Sam Tanenhaus (The New Republic) invokes Lionel Trilling’s 1948 vision of a future for fiction in his discussion of Franzen’s literary inheritance, calls Franzen’s homage to Dickens’s Great Expectations “ingenious and idiosyncratic (“Franzen’s Pip is neither an orphan nor an innocent”), uses the word “genius” and concludes that Franzen “may well now be the best American novelist”:
He has certainly become our most public one, not because he commands Oprah’s interest and is a sovereign presence on the best-seller list—though neither should be discounted—but because, like the great novelists of the past, he convinces us that his vision unmasks the world in which we actually live.
The multiple, layered narratives of Purity move forward and backward in time, and for long stretches we all but forget Franzen’s implicit promise to write a new Great Expectations… We need to be as primed for discovery and revelation in 2015 as Dickens’s readers were in 1860. Franzen accomplishes this through the absorbing turns in his story, or stories, which he pursues with unruffled patience. Like the novels of Dickens and his contemporaries (Thackeray and Trollope, for two), Franzen’s feel less like tended gardens than like giant organisms, with the author himself functioning as a benign but disinterested god, intervening now and then to remind us who’s in charge.
Eileen, Ottessa Moshfegh
“Ottessa Moshfegh’s narrators exhibit a curious combination of extreme moral nihilism and a desperate need for violent, unforgettable experiences,” notes Clancy Martin in Bookforum. He describes Eileen as “her new and best novel… a love story told by a young woman who doesn’t understand love and who is leaving behind the only man she really loves, her father.”

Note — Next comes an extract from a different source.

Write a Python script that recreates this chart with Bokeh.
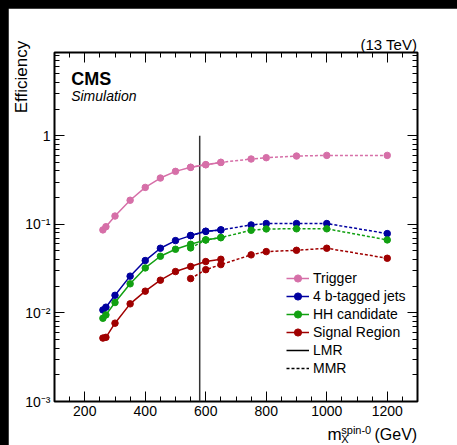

“This is a portrait of the most miserable, most bored, most ‘nothing special’ (Moshfegh’s often-repeated words) protagonist you might meet, from looks to spirit,” writes Porochista Khakpour (Los Angeles Times).

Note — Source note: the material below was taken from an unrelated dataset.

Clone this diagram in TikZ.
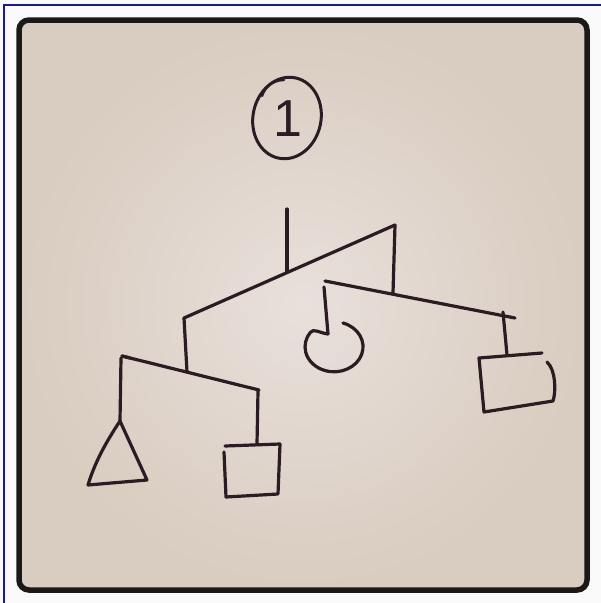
\documentclass[tikz,border=0pt]{standalone}
\usepackage{fontspec}
\newfontfamily\handfont{Liberation Sans}
\definecolor{ink}{HTML}{2A1C22}
\definecolor{paperlight}{HTML}{E8E0DB}
\definecolor{paperdark}{HTML}{D9CCC0}
\definecolor{framecol}{HTML}{1C1818}
\definecolor{edgeblue}{HTML}{1A1A8C}
\tikzset{
  pen/.style={draw=ink, line width=3.2pt, line cap=round, line join=round},
  digit/.style={text=ink, inner sep=0pt, font=\handfont\fontsize{52}{52}\selectfont}
}
\begin{document}
\begin{tikzpicture}[x=1pt,y=-1pt]
\useasboundingbox (0,0) rectangle (601,603);
\fill[white!95!gray] (0,0) rectangle (601,603);
\draw[edgeblue, line width=2pt] (4,603) -- (4,5) -- (601,5);
% paper and frame
\shade[rounded corners=10pt, inner color=paperlight, outer color=paperdark] (19,20) rectangle (587,590);
\draw[framecol, line width=5.5pt, rounded corners=10pt] (19,20) rectangle (587,590);

% number in circle
\draw[pen, line width=3pt, rotate around={-12:(287,118)}] (287,118) ellipse [x radius=34, y radius=41];
\draw[pen, line width=2.4pt] (262,96) .. controls (266,84) and (276,80) .. (284,80);
\node[digit] (num) at (288,119) {1};

% coordinates
\coordinate (top) at (287,209);
\coordinate (topj) at (287,272);
\coordinate (mainL) at (184,318);
\coordinate (mainR) at (395,225);
\coordinate (rightj) at (393,293);
\coordinate (subRL) at (325,281);
\coordinate (subRR) at (515,318);
\coordinate (leftj) at (187,372);
\coordinate (subLL) at (122,356);
\coordinate (subLR) at (259,390);

% main structure
\draw[pen] (top) -- (topj);
\draw[pen] (mainL) -- (mainR);
\draw[pen] (mainR) -- (rightj);
\draw[pen] (mainL) -- (leftj);
\draw[pen] (subRL) -- (subRR);
\draw[pen] (subLL) -- (subLR);
\draw[pen] (subLL) -- ++(8,2);

% circle pendant
\coordinate (cs1) at (324,287);
\coordinate (cs2) at (328,334);
\draw[pen] (cs1) -- (cs2);
\draw[pen] (343,323) arc[start angle=-72, end angle=215, x radius=29, y radius=25] .. controls (313,328) and (320,333) .. (cs2);

% right box pendant
\coordinate (rs1) at (503,312);
\coordinate (rs2) at (507,355);
\draw[pen] (rs1) -- (rs2);
\draw[pen] (542,353) -- (479,358) -- (484,412) -- (553,401)
  .. controls (556,392) and (556,370) .. (547,362);

% triangle pendant
\coordinate (ts1) at (121,358);
\coordinate (ts2) at (120,421);
\draw[pen] (ts1) -- (ts2);
\draw[pen] (ts2) .. controls (104,445) and (94,465) .. (88,485) -- (147,480) -- cycle;

% square pendant
\coordinate (ss1) at (258,391);
\coordinate (ss2) at (257,444);
\draw[pen] (ss1) -- (ss2);
\draw[pen] (225,446) -- (280,444) -- (278,494) -- (226,497) -- (224,452);
\end{tikzpicture}
\end{document}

Zack Hatfield’s take in The Rumpus: “The most challenging aspect of the novel lies in whether we should sympathize with Eileen or be revulsed by her habits and mindset. At its most effective, the black magic of Moshfegh’s squalid fairy tale allows us to do both.”
Lily King (New York Times Book Review) praises Moshfegh’s “beautiful sentences”:
One after the other they unwind—playful, shocking, wise, morbid, witty, searingly sharp. The beginning of this novel is so impressive, so controlled yet whimsical, fresh and thrilling, you feel she can do anything. You wouldn’t care if nothing much ever happened, if it all weren’t leading up to a crime. But it is… There is that wonderful tension between wanting to slow down and bathe in the language and imagery, and the impulse to race to see what happens, how it happens.

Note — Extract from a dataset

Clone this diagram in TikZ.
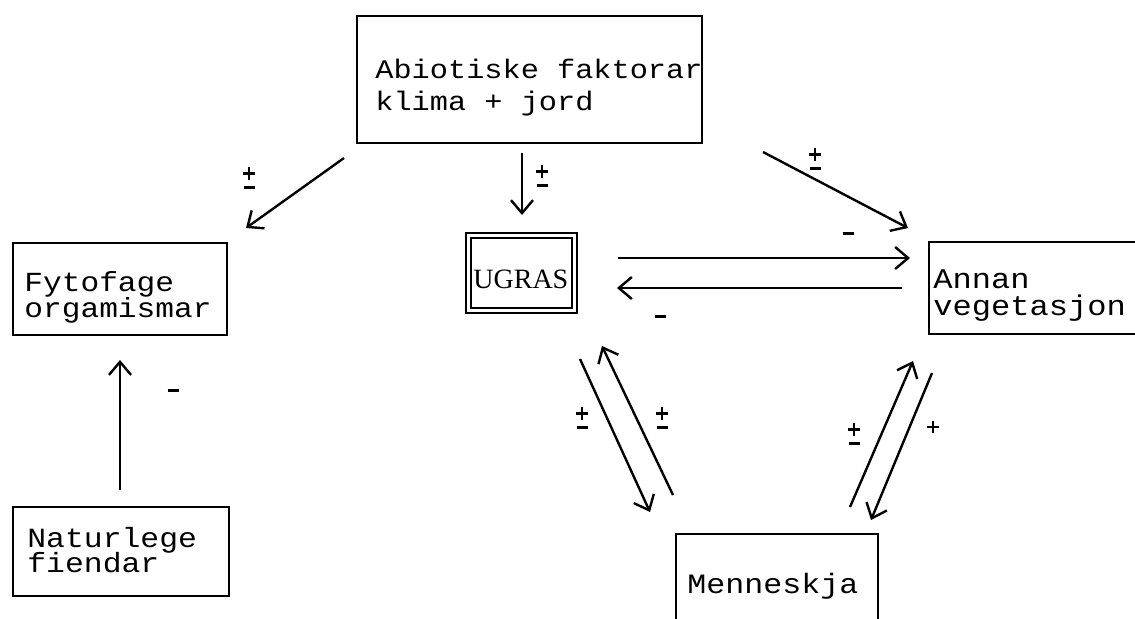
\documentclass[tikz,border=0pt]{standalone}
\usepackage{fontspec}
\setmonofont[FakeStretch=1.13]{Liberation Mono}
\newfontfamily\ugfont{Liberation Serif}
\usetikzlibrary{arrows.meta}
\newcommand\nols{\lineskiplimit=-100pt\relax}
\newcommand\plusg{\hbox{\rlap{\raisebox{2.6pt}{\rule{6pt}{1.1pt}}}\hspace{2.45pt}\rule{1.1pt}{6.2pt}\hspace{2.45pt}}}
\newcommand\pmsign{\vbox{\offinterlineskip\halign{\hfil##\hfil\cr\plusg\cr\noalign{\kern3pt}\rule{5.5pt}{1.5pt}\cr}}}
\newcommand\mnsign{\rule{5.5pt}{1.5pt}}
\begin{document}
\begin{tikzpicture}[x=0.5pt,y=-0.5pt,
  box/.style={draw, line width=0.8pt, inner sep=0pt},
  txt/.style={align=left, anchor=base west, inner sep=0pt},
  arr/.style={-{Straight Barb[length=6.5pt,width=11pt,line width=1.2pt]}, line width=1.2pt},
  sgn/.style={inner sep=0pt}]
\useasboundingbox (0,0) rectangle (1135,618);
% boxes
\node[box, minimum width=172.5pt, minimum height=63.5pt] (A) at (529.5,79.5) {};
\node[box, minimum width=107pt, minimum height=46pt] (F) at (120,289) {};
\node[box, minimum width=108pt, minimum height=44.5pt] (N) at (121,551.5) {};
\node[box, minimum width=118pt, minimum height=46pt] (V) at (1047,288) {};
\node[box, minimum width=101pt, minimum height=60pt] (M) at (777,594) {};
\node[draw, double, line width=0.8pt, double distance=1.7pt, minimum width=53pt, minimum height=37.5pt, inner sep=0pt] (U) at (521.5,273) {};
% texts (anchored at the baseline of the last line)
\node[txt, font=\ttfamily\fontsize{13.4}{16}\selectfont\nols] (At) at (375,110) {Abiotiske faktorar\\klima + jord};
\node[txt, font=\ttfamily\fontsize{13.8}{13}\selectfont\nols] (Ft) at (24,317) {Fytofage\\orgamismar};
\node[txt, font=\ttfamily\fontsize{14.2}{13.5}\selectfont\nols] (Vt) at (933,315) {Annan\\vegetasjon};
\node[txt, font=\ttfamily\fontsize{13.9}{12.5}\selectfont\nols] (Nt) at (27,572) {Naturlege\\fiendar};
\node[txt, font=\ttfamily\fontsize{14}{14}\selectfont] (Mt) at (687,593) {Menneskja};
\node[anchor=base west, inner sep=0pt, font=\ugfont\fontsize{14}{14}\selectfont] (Ut) at (473,288) {UGRAS};
% arrow end points
\coordinate (a1s) at (344,158); \coordinate (a1e) at (246,228);
\coordinate (a2s) at (522,153); \coordinate (a2e) at (522,215);
\coordinate (a3s) at (763,152); \coordinate (a3e) at (908,228);
\coordinate (h1s) at (618,258); \coordinate (h1e) at (910,258);
\coordinate (h2s) at (902,288); \coordinate (h2e) at (617,288);
\coordinate (d1s) at (580,359); \coordinate (d1e) at (650,512);
\coordinate (d2s) at (673,495); \coordinate (d2e) at (602,346);
\coordinate (e1s) at (850,507); \coordinate (e1e) at (913,361);
\coordinate (e2s) at (932,373); \coordinate (e2e) at (871,520);
\coordinate (n1s) at (120,490); \coordinate (n1e) at (120,360);
% arrows
\draw[arr] (a1s) -- (a1e);
\draw[arr] (a2s) -- (a2e);
\draw[arr] (a3s) -- (a3e);
\draw[arr] (h1s) -- (h1e);
\draw[arr] (h2s) -- (h2e);
\draw[arr] (d1s) -- (d1e);
\draw[arr] (d2s) -- (d2e);
\draw[arr] (e1s) -- (e1e);
\draw[arr] (e2s) -- (e2e);
\draw[arr] (n1s) -- (n1e);
% signs
\node[sgn] (s1) at (249,178) {\pmsign};
\node[sgn] (s2) at (542,176) {\pmsign};
\node[sgn] (s3) at (815,159) {\pmsign};
\node[sgn] (s4) at (848,233) {\mnsign};
\node[sgn] (s5) at (660,316) {\mnsign};
\node[sgn] (s6) at (582,418) {\pmsign};
\node[sgn] (s7) at (662,418) {\pmsign};
\node[sgn] (s8) at (854,434) {\pmsign};
\node[sgn] (s9) at (933,427) {\plusg};
\node[sgn] (s10) at (173,390) {\mnsign};
\end{tikzpicture}
\end{document}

And Eugenia Williamson (the Boston Globe) speculates: “How will Eileen get out of X-ville? Can she leave unscathed? Why does she keep talking about her father’s gun? Though readers will thoroughly delight in the way the answers unfold, they will be left with one lingering question: What will Ottessa Moshfegh do next?”
Lucia Berlin, A Manual for Cleaning Women
“Lucia Berlin spins you around, knocks you down and grinds your face into the dirt. You will listen to me if I have to force you, her stories growl,” writes Ruth Franklin (the New York Times Book Review) of this posthumous collection.
Marion Winik, (Newsday) calls out Berlin’s “vivacity, humor, sorrow, pragmatism and sheer literary star power,” and compares her to short story masters Grace Paley and Lorrie Moore.
Leah Greenblatt (Entertainment Weekly) raves: “Every detox ward, dingy Laundromat, and sunbaked Mexican palapa spills across the page in sentences so bright and fierce and full of wild color that you’ll want to turn each one over just to see how she does it.”
Lisa Shea (Elle) calls Berlin’s collection “a miracle of storytelling economy, showcasing this largely unheard-of writer’s genius for streetwise erudition and sudden, soul-baring epiphanies.”
“Things actually happen in the stories,” writes Lydia Davis in her forward, adapted for The New Yorker.
…a whole mouthful of teeth gets pulled at once; a little girl gets expelled from school for striking a nun; an old man dies in a mountaintop cabin, his goats and his dog in bed with him; the history teacher with her mildewed sweater is dismissed for being a Communist—“That’s all it took. Three words to my father. She was fired sometime that weekend and we never saw her again.
Is this why it is almost impossible to stop reading a story of Lucia Berlin’s once you begin? Is it because things keep happening? Is it also the narrating voice, so engaging, so companionable? Along with the economy, the pacing, the imagery, the clarity? These stories make you forget what you were doing, where you are, even who you are.
The Diary of a Teenage Girl, Phoebe Gloeckner
Laura Miller co-founded Salon in 1995, and worked there as an editor and staff writer for 20 years. Her move to Slate as a books and culture columnist is a shift in the literary landscape, which makes the first book she reviews for Slate news.
But wait. Her “first-ever piece for Slate,” she tweeted, is “kind of a quickie on a long-lost F. Scott Fitzgerald short story.”
And her second? Wait, it’s a review of a movie, based on a book. Here she is, on Marielle Heller’s “exhilarating” directorial debut, The Diary of a Teenage Girl, based on Phoebe Gloeckner’s semi-autobiograhical 2002 novel (told in comics and text), which also became an off-Broadway play starring Heller as Minnie Goetze. Miller’s essay explores how books and films like Jane Eyre, The Member of the Wedding, American Beauty and The Virgin Suicides explore, and obscure, the sexuality of teen girls. “Desire can make a girl feel… impressive and powerful, whatever alarming paths it takes her down, but also grotesque, should her wants be dismissed as freakish,” Miller writes. “Heller’s version of The Diary of a Teenage Girl is several shades sunnier than Gloeckner’s,” she adds. “Gloeckner, too, had an affair with her mother’s boyfriend. But while Gloeckner’s Monroe is the initiator of the affair, Heller’s version of the character serves more as a willing participant, albeit one who eventually lets Minnie down by refusing to fulfill her romantic dreams.” Gloeckner’s book was reissued last month.
Last Bus to Wisdom, Ivan Doig
Jim Carmin (Minneapolis Star-Tribune) says the last novel by the National Book Award finalist, who died in April, puts to good use Doig’s “old-fashioned traditional storytelling skills.” Doig, he writes, “deftly mixes wild yarns into a lively narrative, inserting stories and homegrown local expressions into the tale of 11-year-old Donal Cameron’s adventures of traveling alone by bus in 1951 from the Montana Rockies to Manitowoc, Wis., and heading westward again, ending eventually in Wisdom, Mont.”
Tim McNulty (Seattle Times) calls Last Bus to Wisdom “a deeply humane coming-of-age tale set in the early 1950s. It draws from the author’s rich personal history and ranges across much of his storied American West.” With his final novel, McNulty writes, “Doig aptly crowns a luminous literary legacy.”